Another Chinese electric vehicle start-up, Li Auto, announced Friday that it delivered 32,624 cars last year, just about 12 months after handing over its first vehicles to customers.
Deliveries for the company’s first model, the Li One SUV, reached a record monthly high of 6,126 in December, according to the automaker.
Shares are up 150% since the start-up’s initial public offering on the Nasdaq in July.
Xpeng announced Monday it delivered 27,041 vehicles in 2020, also more than doubling from a year ago.
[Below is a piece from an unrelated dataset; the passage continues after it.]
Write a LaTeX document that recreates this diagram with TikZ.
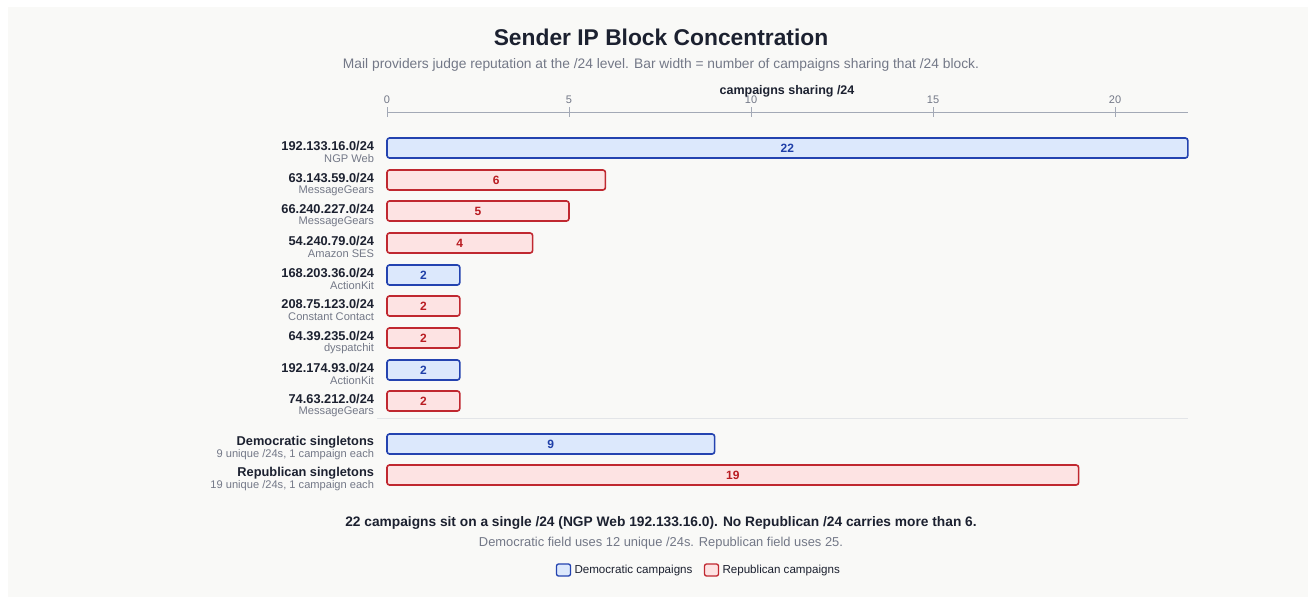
\documentclass[tikz,border=0pt]{standalone}
\usepackage{fontspec}
\setmainfont{Liberation Sans}
\definecolor{panel}{HTML}{F9F9F7}
\definecolor{ink}{HTML}{1C2130}
\definecolor{muted}{HTML}{737887}
\definecolor{axisgray}{HTML}{A3A9B6}
\definecolor{rule}{HTML}{E3E5E8}
\definecolor{demline}{HTML}{2443B0}
\definecolor{demfill}{HTML}{DCE8FC}
\definecolor{demtext}{HTML}{1F3FA8}
\definecolor{repline}{HTML}{C02830}
\definecolor{repfill}{HTML}{FDE3E3}
\definecolor{reptext}{HTML}{B91C22}
\newcommand{\fsz}[1]{\fontsize{#1}{#1}\selectfont}
\tikzset{
    every node/.style={inner sep=0pt, outer sep=0pt},
    bar/.style={rounded corners=2.5pt, line width=1.6pt, minimum height=20pt,
        anchor=west, font=\bfseries\fsz{12}},
    dem bar/.style={bar, draw=demline, fill=demfill, text=demtext},
    rep bar/.style={bar, draw=repline, fill=repfill, text=reptext},
    rowname/.style={anchor=east, text=ink, font=\bfseries\fsz{12.8}},
    rowsub/.style={anchor=east, text=muted, font=\fsz{11.1}},
    tick/.style={text=muted, font=\fsz{11}},
    axis/.style={draw=axisgray, line width=0.9pt},
    key/.style={minimum width=14pt, minimum height=12pt, rounded corners=2pt, line width=1.3pt}
}
\begin{document}
\begin{tikzpicture}[x=1pt,y=-1pt]
    %% canvas
    \useasboundingbox (0,0) rectangle (1308,597);
    \fill[white] (0,0) rectangle (1308,597);
    \fill[panel] (8,7) rectangle (1308,597);
    %% title
    \node[text=ink, font=\bfseries\fsz{22.8}] (title) at (661,37) {Sender IP Block Concentration};
    \node[text=muted, font=\fsz{13.8}] (subtitle) at (661,65)
        {Mail providers judge reputation at the /24 level. Bar width = number of campaigns sharing that /24 block.};
    %% axis
    \coordinate (ax0) at (387,112);
    \coordinate (ax1) at (1188,112);
    \draw[axis] (ax0) -- (ax1);
    \foreach \t in {0,5,10,15,20} {
        \draw[axis] (387+\t*36.4,107) -- +(0,10);
        \node[tick] (t\t) at (387+\t*36.4,100) {\t};
    }
    \node[text=ink, font=\bfseries\fsz{12.5}] (axtitle) at (787,91) {campaigns sharing /24};
    %% shared blocks
    \foreach \y/\ip/\who/\v/\p [count=\i] in {
        148/192.133.16.0/NGP Web/22/dem,
        180/63.143.59.0/MessageGears/6/rep,
        211/66.240.227.0/MessageGears/5/rep,
        243/54.240.79.0/Amazon SES/4/rep,
        275/168.203.36.0/ActionKit/2/dem,
        306/208.75.123.0/Constant Contact/2/rep,
        338/64.39.235.0/dyspatchit/2/rep,
        370/192.174.93.0/ActionKit/2/dem,
        401/74.63.212.0/MessageGears/2/rep} {
        \node[rowname] (name\i) at (374,\y-2) {\ip/24};
        \node[rowsub] (who\i) at (374,\y+10.5) {\who};
        \node[\p\space bar, minimum width=\v*36.4pt] (bar\i) at (387,\y) {\v};
    }
    \coordinate (sep0) at (377,418);
    \coordinate (sep1) at (1188,418);
    \draw[rule, line width=0.8pt] (sep0) -- (sep1);
    %% singletons
    \foreach \y/\what/\n/\p [count=\i] in {
        444/Democratic/9/dem,
        475/Republican/19/rep} {
        \node[rowname] (single\i) at (374,\y-2) {\what\space singletons};
        \node[rowsub] (singlesub\i) at (374,\y+10.5) {\n\space unique /24s, 1 campaign each};
        \node[\p\space bar, minimum width=\n*36.4pt] (singlebar\i) at (387,\y) {\n};
    }
    %% footer
    \node[text=ink, font=\bfseries\fsz{13.75}] (note) at (661,523)
        {22 campaigns sit on a single /24 (NGP Web 192.133.16.0). No Republican /24 carries more than 6.};
    \node[text=muted, font=\fsz{12.9}] (subnote) at (661,543)
        {Democratic field uses 12 unique /24s. Republican field uses 25.};
    %% legend
    \node[key, draw=demline, fill=demfill] (demkey) at (563.5,570) {};
    \node[anchor=west, text=ink, font=\fsz{11.6}] (demname) at ([xshift=4pt]demkey.east) {Democratic campaigns};
    \node[key, draw=repline, fill=repfill] (repkey) at (711.5,570) {};
    \node[anchor=west, text=ink, font=\fsz{11.6}] (repname) at ([xshift=4pt]repkey.east) {Republican campaigns};
\end{tikzpicture}
\end{document}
The company delivered 5,700 electric cars in December for a second-straight month of gains.
The company’s new P7 sedan that began mass deliveries in late June accounted for more than half of the year’s total.
Shares have risen more than 185% since the initial public offering on the New York Stock Exchange in August.
Tesla launches a new China-made model
Tesla said Saturday it delivered 499,550 vehicles last year, slightly missing an implied target of 500,000 from the company.
However, Elon Musk’s automaker set a new quarterly record with deliveries of 180,570 vehicles in the last three months of the year.
Wedbush analyst Dan Ives attributed Tesla’s strong fourth-quarter performance to China, where the company has a factory with annual production capacity of 250,000 vehicles, according to public disclosures.
“China remains a greenfield EV market opportunity as we believe overall EV sales can potentially double in the region over the next few years given the pent-up demand for EV vehicles across all price points,” Ives said in a note over the weekend.
With further growth in China, Ives expects Tesla could deliver one million units worldwide by 2022.
On Friday, Tesla said deliveries would begin for its China-made Model Y with a price tag of 339,900 yuan. That’s 30% cheaper than the initially announced cost of 488,000 yuan, according to Chinese media reports.